Police violence against journalists covering protests in India
Reporters Without Borders (RSF) is appalled by police violence against journalists covering a week-old wave of protests in India against the Hindu nationalist government’s Citizenship Amendment Act, which is widely seen as discriminating against Muslims.
The victims include two reporters, ThePrint news website’s Azaan Javaid and the NewsClick website’s Anees Zargar, who went to cover a protest on the campus of the Islamia College of Science and Commerce in Srinagar, the capital of Indian-administered Kashmir, on 17 December.
When Javaid began to photograph and film police arresting students, a police officer grabbed his phone.

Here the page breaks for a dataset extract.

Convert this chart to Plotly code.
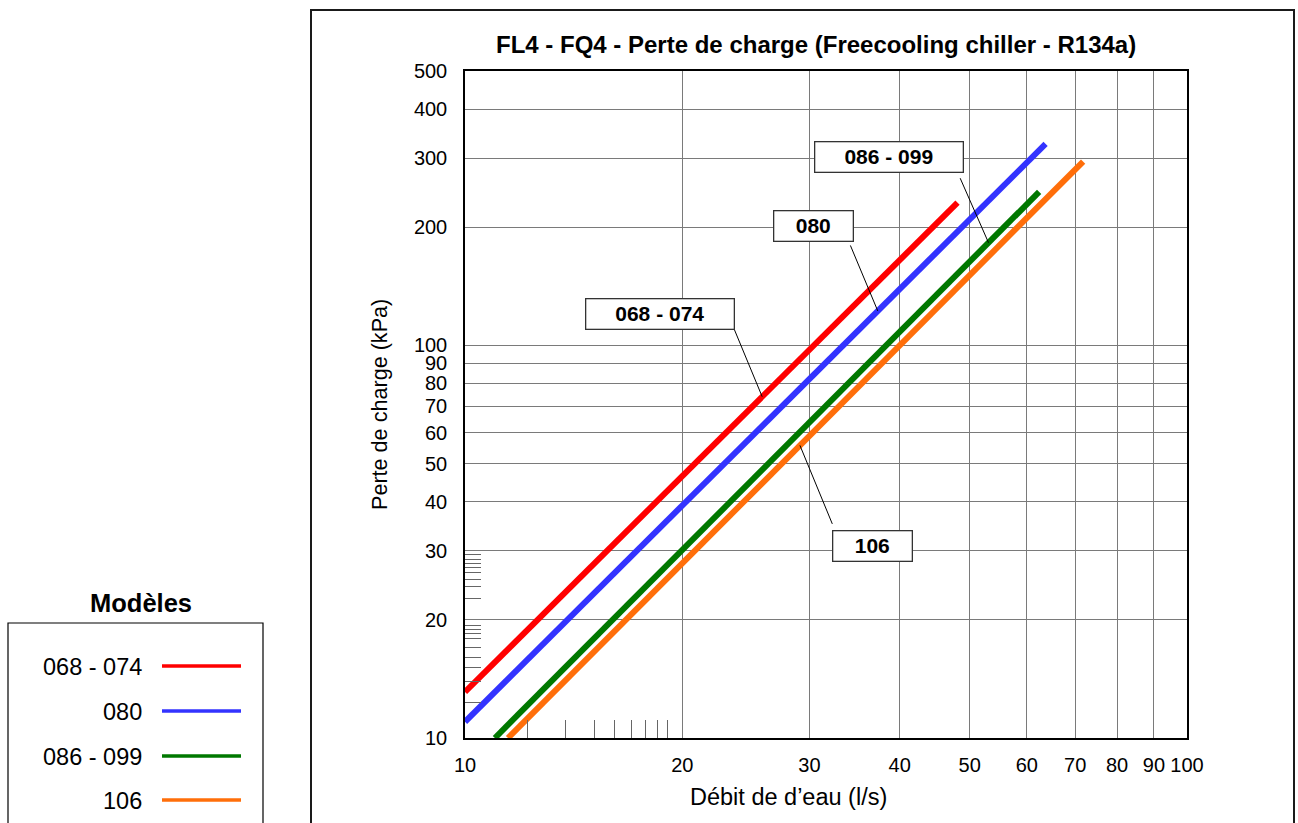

Javaid reacted by showing his press card and demanding the phone’s return, at which point two police officers insulted and beat him.
One of the policemen, identified as Rashid Khan, also attacked Zargar, who told RSF he was “targeted” because of a story he wrote a few months ago about police mistreatment of women in Kashmir. Khan told him this as he assaulted him, Zargar said.
“Instead of deliberately attacking journalists, the police must help to protect them so that they can cover events, including protests,” RSF’s Asia-Pacific desk said. “The Indian authorities must open an investigation into this unacceptable behaviour without delay, and must punish those responsible for the violence, who have been clearly identified.”
Attacks during protests in Delhi
Journalists have also been targeted in the Indian capital, New Delhi, where the victims have included BBC reporter Bushra Sheikh. Sheikh was filming a protest by students outside the prestigious Jamia Milia Islamia university on 15 December, when police grabbed her phone, broke it, pulled her hair and hit her with a baton.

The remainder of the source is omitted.